You hold certain inalienable rights that law enforcement agents must respect, regardless of the situation. The U.S. Constitution provides protections under the Fourth Amendment against unreasonable searches and seizures, meaning police officers need a valid reason—probable cause—to justify certain actions. They need a valid and legal justification to do any of the following:

  • Make an arrest: You should know that officers need a solid basis to believe you have committed a crime before placing you under arrest.
  • Conduct a search: Whether it is your car, your home or your person, police need either your consent or probable cause to search.
  • Seize property: If an officer takes your belongings, they must have a lawful reason to believe the property is connected to a crime.
  • Get a warrant: Before a judge issues a warrant for an arrest, search or seizure, there must be evidence to support the police’s request.

Despite these rules, there are instances when police might stretch the interpretation of probable cause to fit their narrative. Here are examples of how that might happen:

  • Abuse during arrests: Some officers might arrest individuals based on a hunch rather than concrete evidence, which can lead to false accusations and wrongful detentions.
  • Overstepping during searches: An officer might conduct searches without a warrant or consent, relying on vague suspicions instead of factual evidence.
  • Property seizure without rationalization: There are times when police seize property without the necessary legal backing, causing undue hardship to the rightful owners.
  • Warrants based on inadequate evidence: Warrants issued based on weak or insufficient evidence are unlawful and can lead to invasive searches and privacy breaches.

Each of these scenarios can lead to violations of your rights.
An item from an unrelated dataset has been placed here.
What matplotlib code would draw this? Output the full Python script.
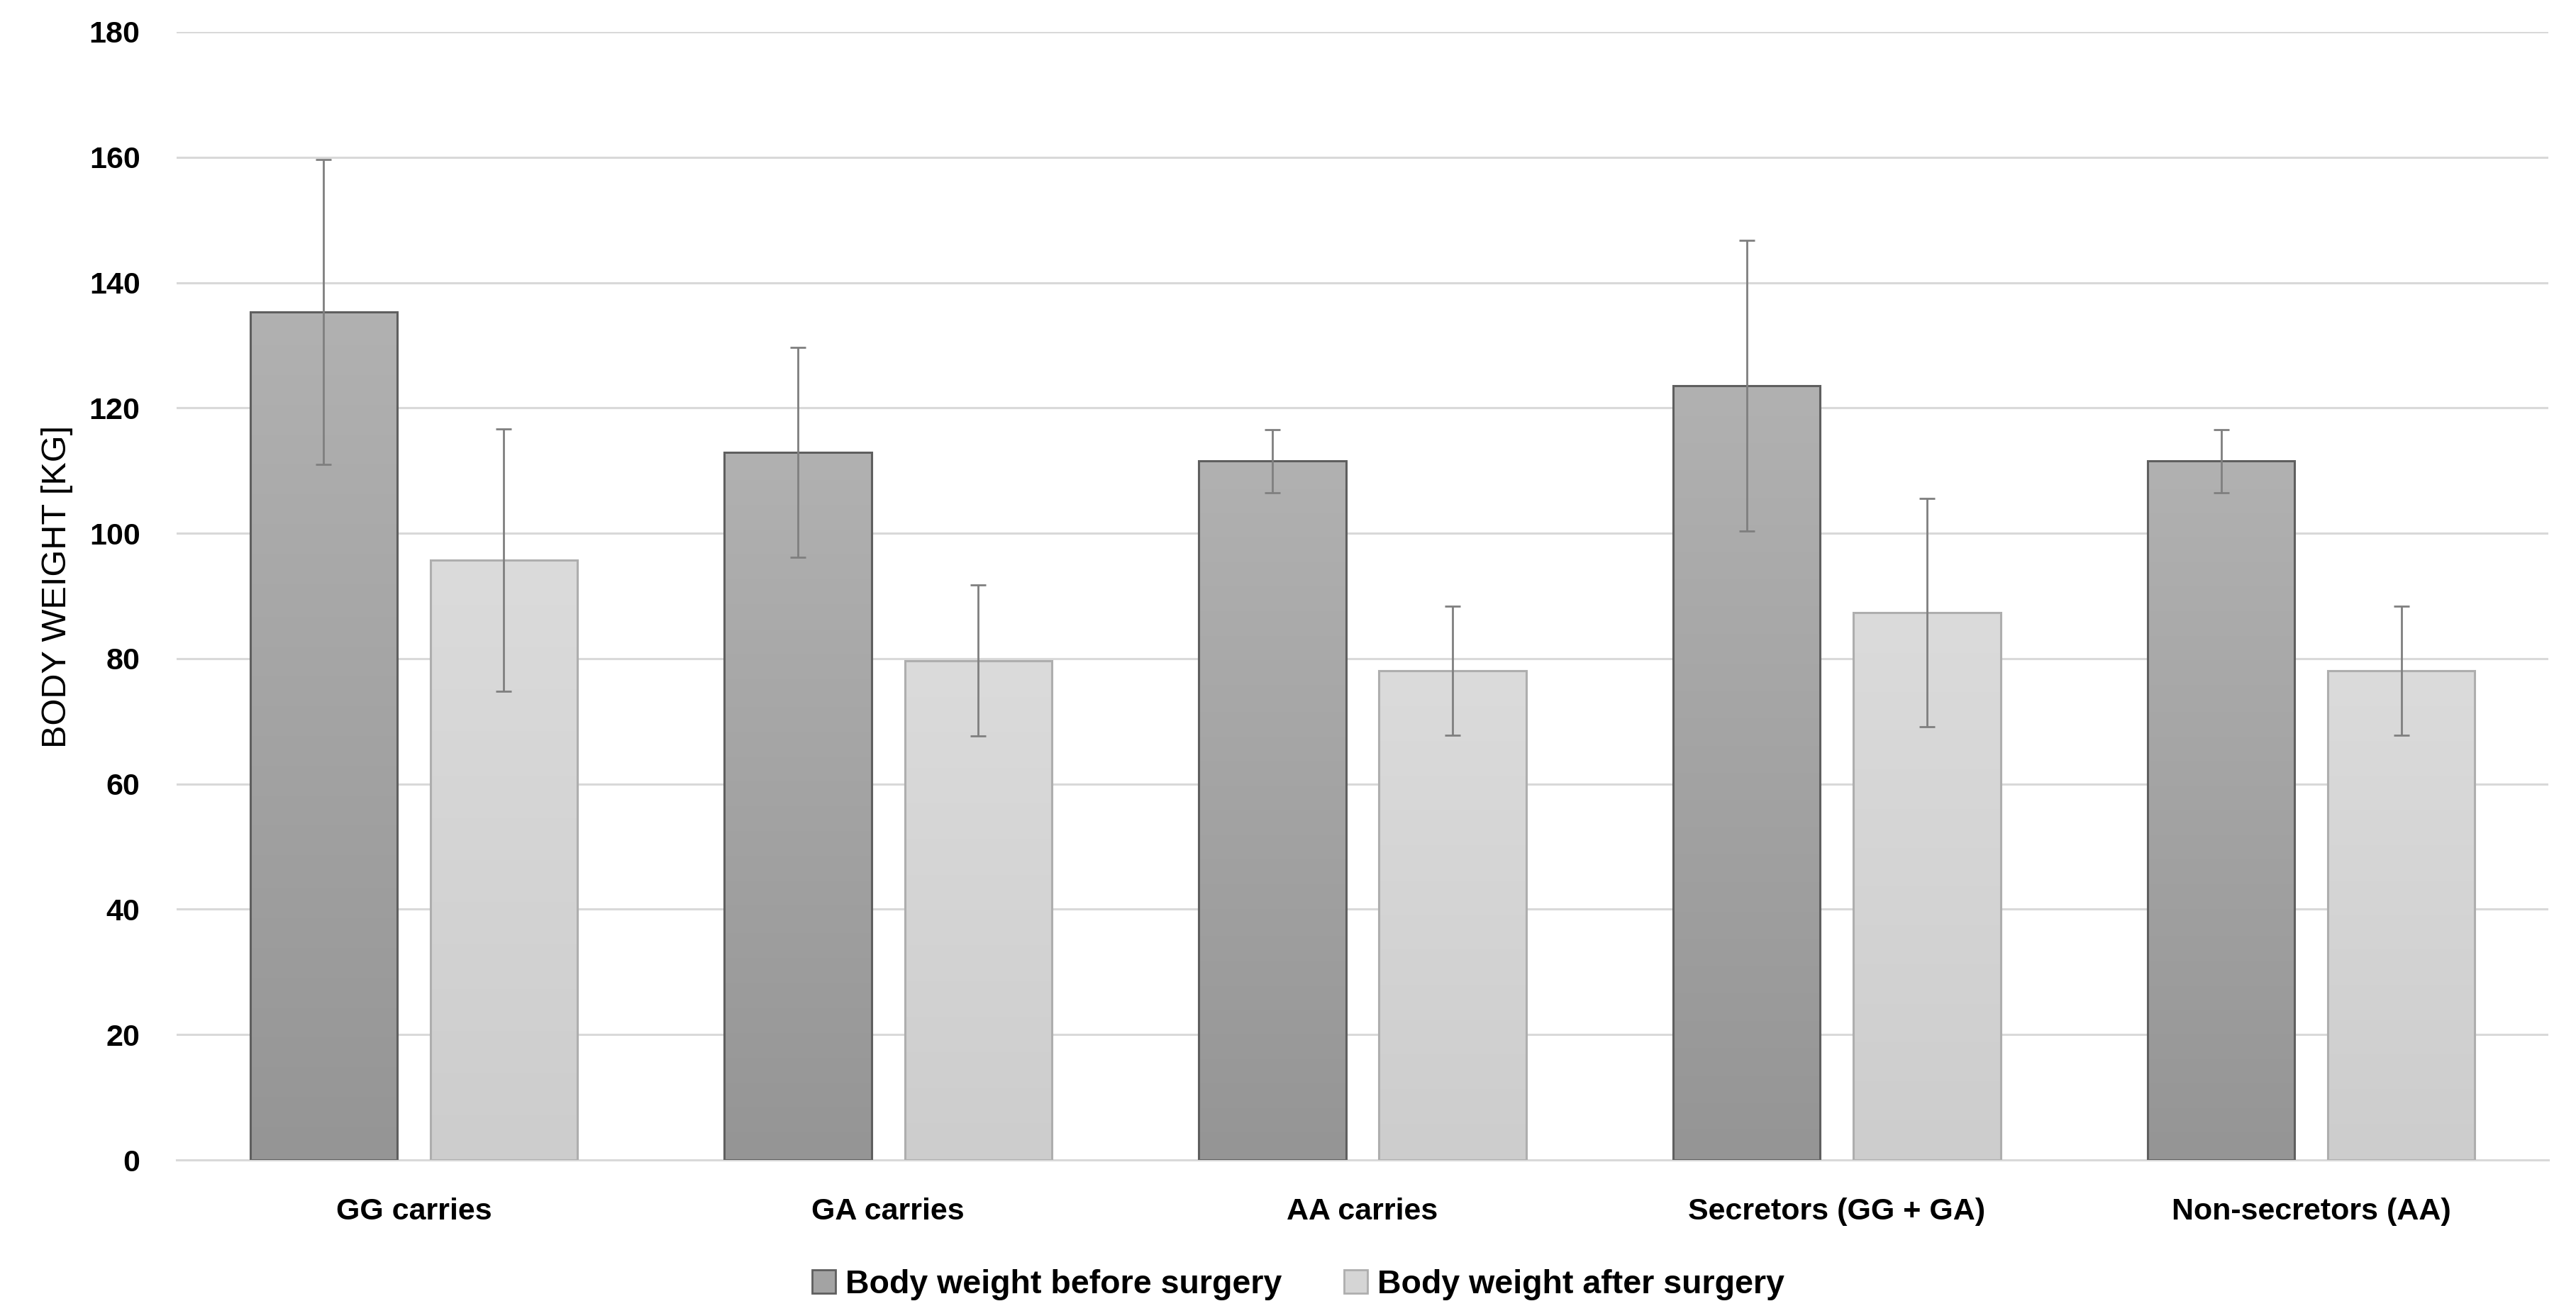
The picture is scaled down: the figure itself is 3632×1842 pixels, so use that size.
import numpy as np
import matplotlib
matplotlib.use('Agg')
import matplotlib.pyplot as plt
from matplotlib.colors import LinearSegmentedColormap
from matplotlib.patches import Patch

plt.rcParams['font.family'] = ['Liberation Sans Narrow', 'Liberation Sans', 'DejaVu Sans']

# data
categories = ['GG carries', 'GA carries', 'AA carries', 'Secretors (GG + GA)', 'Non-secretors (AA)']
before_mean = [135.3, 112.9, 111.5, 123.5, 111.5]
before_sd = [24.3, 16.7, 5.0, 23.2, 5.0]
after_mean = [95.7, 79.7, 78.1, 87.3, 78.1]
after_sd = [20.9, 12.0, 10.3, 18.2, 10.3]
legend_labels = ['Body weight before surgery', 'Body weight after surgery']
yticks = [0, 20, 40, 60, 80, 100, 120, 140, 160, 180]

fig = plt.figure(figsize=(36.32, 18.42), dpi=100)
ax = fig.add_axes([249 / 3632, 1 - 1636 / 1842, (3593 - 249) / 3632, (1636 - 45) / 1842])

x = np.arange(len(categories))
w = 0.31
off = 0.19

cm_before = LinearSegmentedColormap.from_list('b', ['#959595', '#b1b1b1'])
cm_after = LinearSegmentedColormap.from_list('a', ['#cdcdcd', '#dbdbdb'])

bars1 = ax.bar(x - off, before_mean, w, facecolor='none', edgecolor='#5f5f5f', linewidth=2.2, zorder=3)
bars2 = ax.bar(x + off, after_mean, w, facecolor='none', edgecolor='#aeaeae', linewidth=2.2, zorder=3)

# vertical gradient inside each bar
grad = np.linspace(0, 1, 256).reshape(-1, 1)
for bars, cm in [(bars1, cm_before), (bars2, cm_after)]:
    for b in bars:
        x0 = b.get_x()
        h = b.get_height()
        im = ax.imshow(grad, cmap=cm, origin='lower', aspect='auto',
                       extent=[x0, x0 + b.get_width(), 0, h], zorder=2)
        im.set_clip_path(b)

ax.errorbar(x - off, before_mean, yerr=before_sd, fmt='none', ecolor='#7f7f7f',
            elinewidth=2, capsize=8, capthick=2, zorder=4)
ax.errorbar(x + off, after_mean, yerr=after_sd, fmt='none', ecolor='#7f7f7f',
            elinewidth=2, capsize=8, capthick=2, zorder=4)

ax.set_xlim(-0.5, len(categories) - 0.5)
ax.set_ylim(0, 180)
ax.set_yticks(yticks)
ax.set_xticks(x)
ax.set_xticklabels(categories, fontsize=31, fontweight='bold')
ax.set_yticklabels([str(t) for t in yticks], fontsize=31, fontweight='bold')
ax.tick_params(axis='both', length=0)
ax.tick_params(axis='y', pad=37)
ax.tick_params(axis='x', pad=38)

ax.grid(axis='y', color='#d9d9d9', linewidth=2.2, zorder=0)
ax.set_axisbelow(True)
for s in ['top', 'right', 'left']:
    ax.spines[s].set_visible(False)
ax.spines['bottom'].set_color('#d9d9d9')
ax.spines['bottom'].set_linewidth(2.2)

fig.text(81 / 3632, 1 - 827 / 1842, 'BODY WEIGHT [KG]', rotation=90, fontsize=35,
         ha='center', va='center', family=['Liberation Sans', 'DejaVu Sans'])

handles = [Patch(facecolor='#a3a3a3', edgecolor='#5f5f5f', linewidth=2),
           Patch(facecolor='#d5d5d5', edgecolor='#aeaeae', linewidth=2)]
fig.legend(handles, legend_labels, loc='center', bbox_to_anchor=(0.504, 1 - 1812 / 1842),
           ncol=2, frameon=False, prop={'size': 33.5, 'weight': 'bold'},
           handlelength=0.7, handleheight=0.7, handletextpad=0.3, columnspacing=1.9)

fig.savefig('out.png', dpi=100)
Under California law, an officer has the authority to arrest a person without a warrant whenever they have probable cause to believe that the person has committed a public offense in their presence. However, they must use this power ethically and within the boundaries set by the law.

Police officers cannot arrest or search whomever they please without legal justification. You can challenge a police officer’s actions if you believe they acted outside the bounds of the law or violated your rights, but do not do it alone. Wait until the odds are even and you have a solid defense strategy.